Consumers from early 2018 will no longer be able to purchase codeine-based painkillers, but will rather, require a prescription from their GP or healthcare provider. This follows ongoing concerns about the overuse and abuse of commonly known OTC (over the counter) Schedule 2/3 medicine painkillers to schedule 4 prescription medicines.

After years of consideration and numerous submissions on the proposal from various stakeholders, Australia’s medical regulator, the Therapeutic Goods Administration (TGA) today (December 20, 2016) announced its long-awaited decision to regulate the sale in pharmacies nation-wide “based on the effects of medicines containing codeine on people’s health and wellbeing.”

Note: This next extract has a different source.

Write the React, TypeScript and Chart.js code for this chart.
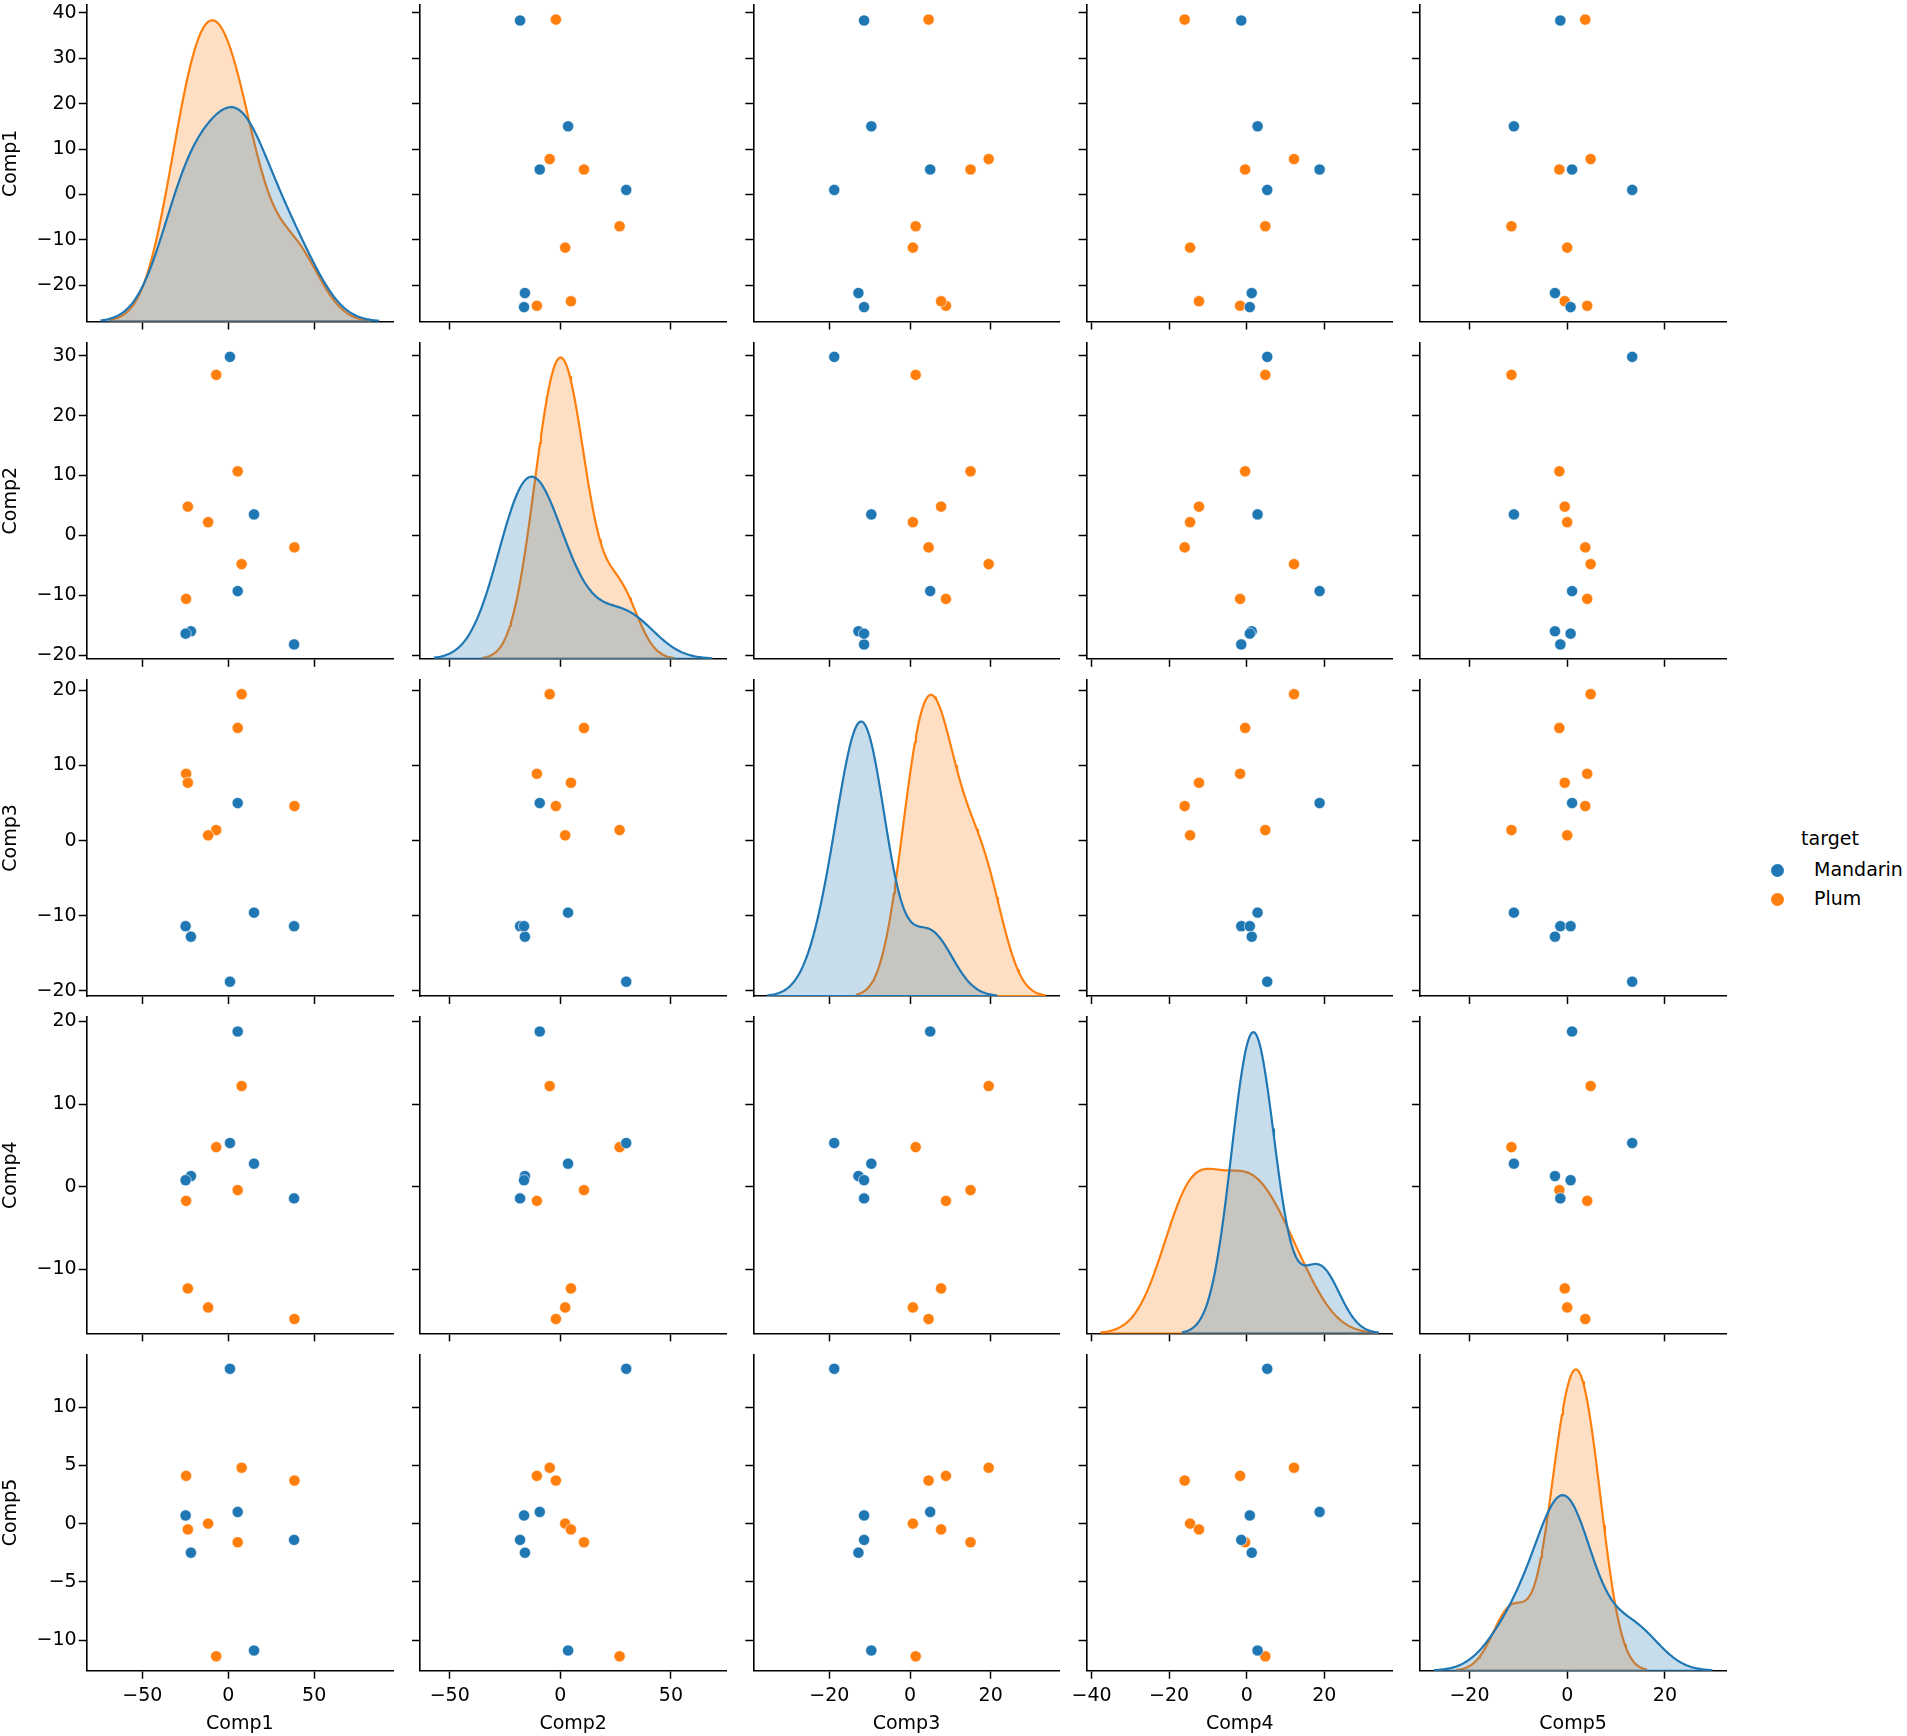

In an official statement released by the TGA today, the organisation referred to various regulations across the world, including the USA, Hong Kong, Japan and the United Arab Emirates (UAE), whereby codeine-containing products require a prescription. The TGA also expressed their concerns about the addictive nature of the drug, following compelling evidence of harm caused by overuse and abuse of codeine-based medicines.

“Misuse of OTC codeine products contributes to severe health outcomes, including liver damage, stomach ulceration, respiratory depression and death,” said the TGA, further citing a study that revealed the risk of addiction “seems to increase with higher ‘morphine equivalent’ doses”, and respiratory depression can occur after brief exposure to standard codeine doses [not defined] in ultrarapid metabolises.

Meanwhile, public consultations reveal consumers unintentionally use low-dose codeine-containing medicines to self-treat chronic pain, but many subsequently become addicted to the medicines, long-after the need for their intended use.

The changes will take effect from February 1, 2018.